Os filhos de judeus já nasceriam circuncizados e, Deus do céu, os filhos dos metrosexuais sem pelos no peito e com as sobrancelhas feitas. Através de um mecanismo certamente mais complexo, o aumento da circulação do estrógeno produziria as glândulas mamárias nas adolescentes e depois, aos trinta, a redução da atividade das colagenases dispararia o processo das siliconases, que produziriam próteses de silicone em todas as filhas de misses: Brasil ou Universo. Ave Natália!

As diferenças culturais, mantidas por ambientes inevitavelmente diferentes no grande planeta que vivemos, cuidariam para que todos não nos tornássemos apenas o mesmo Leonardo di Caprio e a mesma Gisele Bunchen. Já pensaram um mundo apenas de Giseles? Como diriam Kleiton e Kledir: “Já pensou… Nem pensar…”

Bom… nem tudo seriam flores.
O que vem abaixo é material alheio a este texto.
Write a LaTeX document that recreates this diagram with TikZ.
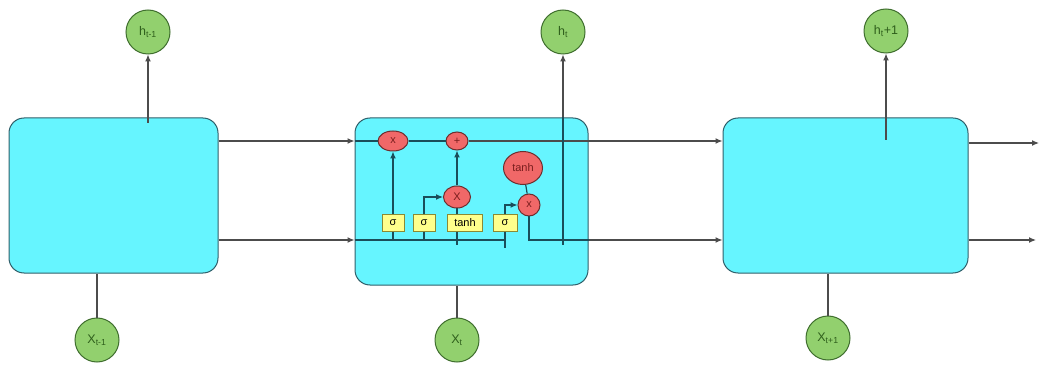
\documentclass[tikz,border=0pt]{standalone}
\usepackage{fontspec}
\setmainfont{Liberation Sans}
\usetikzlibrary{arrows.meta}
\definecolor{cellfill}{HTML}{66F5FF}
\definecolor{celldraw}{HTML}{2F5F6A}
\definecolor{iofill}{HTML}{92D06E}
\definecolor{iodraw}{HTML}{3F6E2E}
\definecolor{iotext}{HTML}{2F5F1C}
\definecolor{opfill}{HTML}{F06868}
\definecolor{opdraw}{HTML}{6E2E2E}
\definecolor{optext}{HTML}{7A1E1E}
\definecolor{gatefill}{HTML}{FFFF8C}
\definecolor{gatedraw}{HTML}{8A8A34}
\definecolor{wire}{HTML}{1A4E5A}
\tikzset{
  cell/.style={draw=celldraw,fill=cellfill,rounded corners=15pt,line width=1pt},
  io/.style={circle,draw=iodraw,fill=iofill,minimum size=44pt,inner sep=0pt,line width=1pt,text=iotext,font=\fontsize{12.5}{13}\selectfont},
  op/.style={ellipse,draw=opdraw,fill=opfill,inner sep=0pt,line width=1pt,text=optext,font=\fontsize{11}{12}\selectfont},
  gate/.style={draw=gatedraw,fill=gatefill,minimum height=17pt,inner sep=0pt,line width=1pt,font=\fontsize{11}{12}\selectfont},
  arr/.style={-{Latex[length=7pt,width=6pt]}},
  outer/.style={draw=black!70,line width=1.2pt},
  inner/.style={draw=wire,line width=1.2pt}
}
\usetikzlibrary{shapes.geometric}
\begin{document}
\begin{tikzpicture}[x=1pt,y=-1pt]
  \useasboundingbox (0,0) rectangle (1039,366);
  % three cells
  \node[cell,minimum width=209pt,minimum height=155pt] (cellA) at (113.5,195.5) {};
  \node[cell,minimum width=233pt,minimum height=167pt] (cellB) at (471.5,201.5) {};
  \node[cell,minimum width=245pt,minimum height=155pt] (cellC) at (845.5,195.5) {};
  \coordinate (topY) at (0,141);
  \coordinate (botY) at (0,240);
  % outputs and inputs
  \node[io] (hA) at (148,32) {h\textsubscript{t-1}};
  \node[io] (hB) at (563,32) {h\textsubscript{t}};
  \node[io] (hC) at (886,31) {h\textsubscript{t}+1};
  \node[io] (xA) at (97,340) {X\textsubscript{t-1}};
  \node[io] (xB) at (457,340) {X\textsubscript{t}};
  \node[io] (xC) at (828,338) {X\textsubscript{t+1}};
  \coordinate (hAfoot) at (148,123);
  \coordinate (hBfoot) at (563,245);
  \coordinate (hCfoot) at (886,140);
  \draw[outer,arr] (hAfoot) -- (hA);
  \draw[outer,arr] (hCfoot) -- (hC);
  \draw[outer] (xA) -- (xA |- cellA.south);
  \draw[outer] (xB) -- (xB |- cellB.south);
  \draw[outer] (xC) -- (xC |- cellC.south);
  % links between cells
  \draw[outer,arr] (cellA.east |- topY) -- (cellB.west |- topY);
  \draw[outer,arr] (cellA.east |- botY) -- (cellB.west |- botY);
  \coordinate (endT) at (1039,143);
  \coordinate (endB) at (1036,240);
  \draw[outer,arr] (cellC.east |- endT) -- (endT);
  \draw[outer,arr] (cellC.east |- endB) -- (endB);
  % inside the middle cell
  \node[op,minimum width=30pt,minimum height=20pt] (mulF) at (393,141) {x};
  \node[op,minimum width=22pt,minimum height=18pt] (addC) at (457,141) {+};
  \node[op,minimum width=27pt,minimum height=22pt] (mulI) at (457,197) {X};
  \node[op,minimum width=39pt,minimum height=33pt] (tanhC) at (523,168) {tanh};
  \node[op,minimum width=22pt,minimum height=22pt] (mulO) at (529,205) {x};
  \node[gate,minimum width=22pt] (sigF) at (393,223) {σ};
  \node[gate,minimum width=22pt] (sigI) at (424,223) {σ};
  \node[gate,minimum width=35pt] (tanhI) at (465,223) {tanh};
  \node[gate,minimum width=24pt] (sigO) at (505,223) {σ};
  \draw[inner] (cellB.west |- topY) -- (mulF) -- (addC);
  \draw[outer,arr] (addC) -- (cellC.west |- topY);
  \draw[inner] (cellB.west |- botY) -- (sigO |- botY);
  \draw[inner] (sigF.south) -- (sigF |- botY);
  \draw[inner,arr] (sigF.north) -- (mulF);
  \draw[inner] (sigI.south) -- (sigI |- botY);
  \draw[inner,arr] (sigI.north) |- (mulI);
  \draw[inner] (mulI |- tanhI.south) -- (mulI |- 0,245);
  \draw[inner] (mulI |- tanhI.north) -- (mulI);
  \draw[inner,arr] (mulI) -- (addC);
  \draw[inner] (sigO.south) -- (sigO |- 0,248);
  \draw[inner,arr] (sigO.north) |- (mulO);
  \draw[inner] (tanhC) -- (mulO);
  \draw[inner] (mulO.south) |- (cellB.east |- botY);
  \draw[outer,arr] (cellB.east |- botY) -- (cellC.west |- botY);
  \draw[inner] (hBfoot) -- (hB |- cellB.north);
  \draw[outer,arr] (hB |- cellB.north) -- (hB);
\end{tikzpicture}
\end{document}
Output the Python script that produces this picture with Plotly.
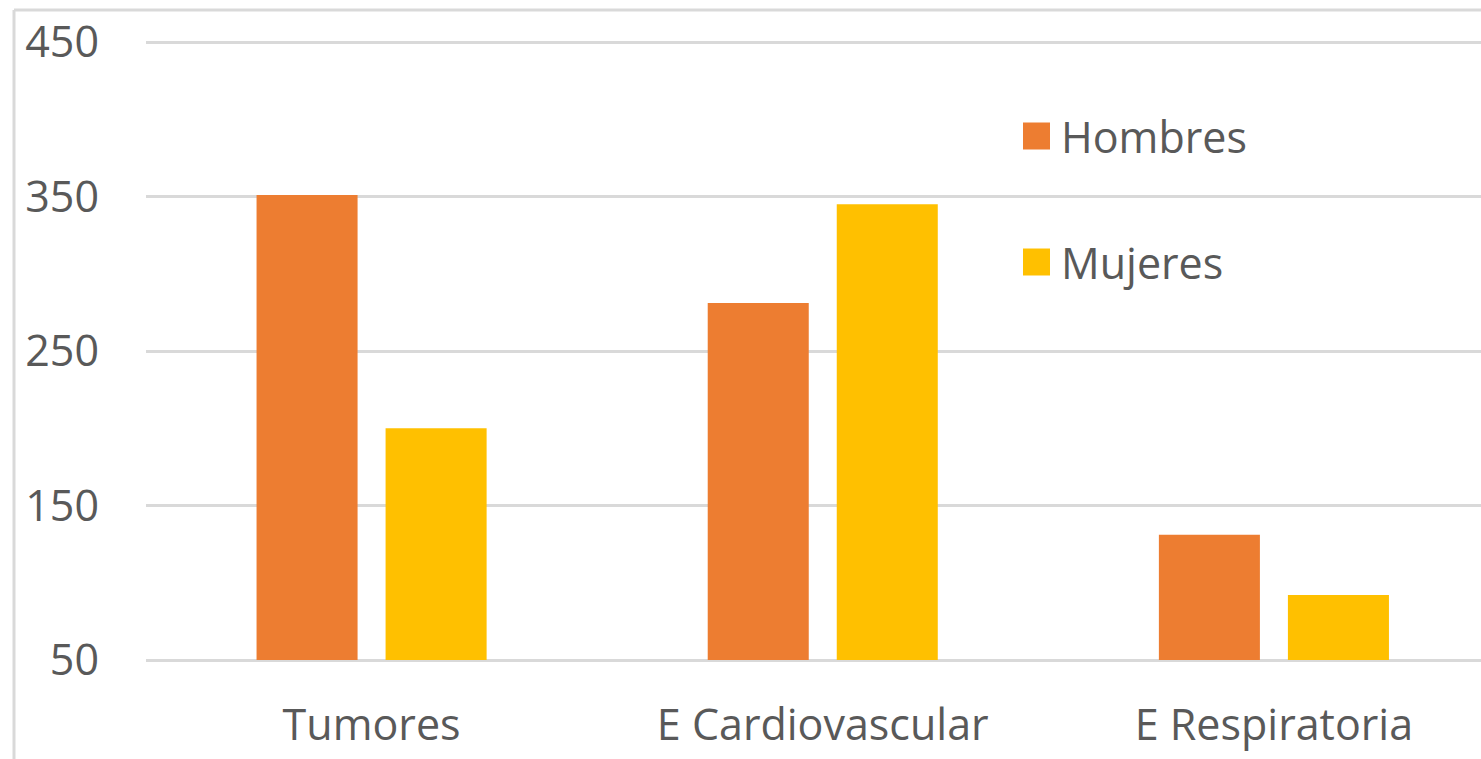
import plotly.graph_objects as go

# Data
categories = ["Tumores", "E Cardiovascular", "E Respiratoria"]
hombres = [351, 281, 131]
mujeres = [200, 345, 92]
series_names = ["Hombres", "Mujeres"]
series_colors = ["#ED7D31", "#FFC000"]
y_ticks = [50, 150, 250, 350, 450]
axis_min, axis_max = 50, 450

# Canvas / plot-area geometry (pixels)
W, H = 1481, 759
ML, MR, MT, MB = 146, 0, 40, 97
PW, PH = W - ML - MR, H - MT - MB
Y_TOP_PX, Y_BOT_PX = 42, 660          # pixel rows of axis_max / axis_min gridlines
units_per_px = (axis_max - axis_min) / (Y_BOT_PX - Y_TOP_PX)
y_range = [axis_min - (H - MB - Y_BOT_PX) * units_per_px,
           axis_max + (Y_TOP_PX - MT) * units_per_px]

def px_x(x):
    return (x - ML) / PW

def px_y(y):
    return (H - MB - y) / PH

TEXT = "#595959"
GRID = "#D9D9D9"
FONT = "Open Sans"
FS = 43

fig = go.Figure()
for name, vals, col in zip(series_names, [hombres, mujeres], series_colors):
    # bars rise from the axis minimum, as in the original chart
    fig.add_trace(go.Bar(x=categories, y=[v - axis_min for v in vals],
                         base=axis_min, name=name, marker_color=col,
                         marker_line_width=0, showlegend=False,
                         customdata=vals,
                         hovertemplate="%{x}<br>" + name + ": %{customdata}<extra></extra>"))

fig.update_layout(
    width=W, height=H,
    margin=dict(l=ML, r=MR, t=MT, b=MB),
    paper_bgcolor="white", plot_bgcolor="white",
    barmode="group", bargap=0.428, bargroupgap=0.217,
    font=dict(family=FONT, color=TEXT, size=FS),
)
fig.update_xaxes(range=[-0.5, 2.459], showgrid=False, zeroline=False,
                 showline=False, ticks="", ticklabelstandoff=34,
                 tickfont=dict(size=FS, color=TEXT, family=FONT))
fig.update_yaxes(range=y_range, tickvals=y_ticks, showgrid=True,
                 gridcolor=GRID, gridwidth=2.5, zeroline=False, showline=False,
                 ticks="", ticklabelstandoff=46,
                 tickfont=dict(size=FS, color=TEXT, family=FONT))

# Chart frame (left and top edges)
frame = dict(type="line", xref="paper", yref="paper",
             line=dict(color=GRID, width=3), layer="below")
fig.add_shape(x0=px_x(14), x1=px_x(14), y0=px_y(10), y1=px_y(800), **frame)
fig.add_shape(x0=px_x(14), x1=px_x(1520), y0=px_y(10), y1=px_y(10), **frame)

# Legend: square swatches with labels
leg_rows = [136, 262]
for name, col, yc in zip(series_names, series_colors, leg_rows):
    fig.add_shape(type="rect", xref="paper", yref="paper",
                  x0=px_x(1023), x1=px_x(1050),
                  y0=px_y(yc - 13.5), y1=px_y(yc + 13.5),
                  fillcolor=col, line_width=0)
    fig.add_annotation(text=name, xref="paper", yref="paper",
                       x=px_x(1059), y=px_y(yc), xanchor="left",
                       yanchor="middle", showarrow=False,
                       font=dict(size=FS, color=TEXT, family=FONT))

fig.write_html("out.html")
A AIDS seria transmitida genéticamente, assim como todos os tipos de cânceres. O filho do Ruben Gonzalez (pianista do Buena Vista Social Club) já nasceria com o piano nos dedos, mas também com a artrite. Os cirurgiões plásticos se sentiriam mais deuses do que já se sentem.

No fim das contas, vejo que a seleção natural e a herança de caracteres hereditários dá muito mais liberdade ao indivíduo do que a herança Lamarckista. Você pode não acumular os mesmos atributos adquiridos por seus pais, mas também não herda os mesmos defeitos. É um tipo de “cartões amarelos zerados para a próxima fase do campeonato”. Dependemos, principalmente, de nós mesmos. Eu gosto disso. Ainda bem que Darwin é quem estava certo.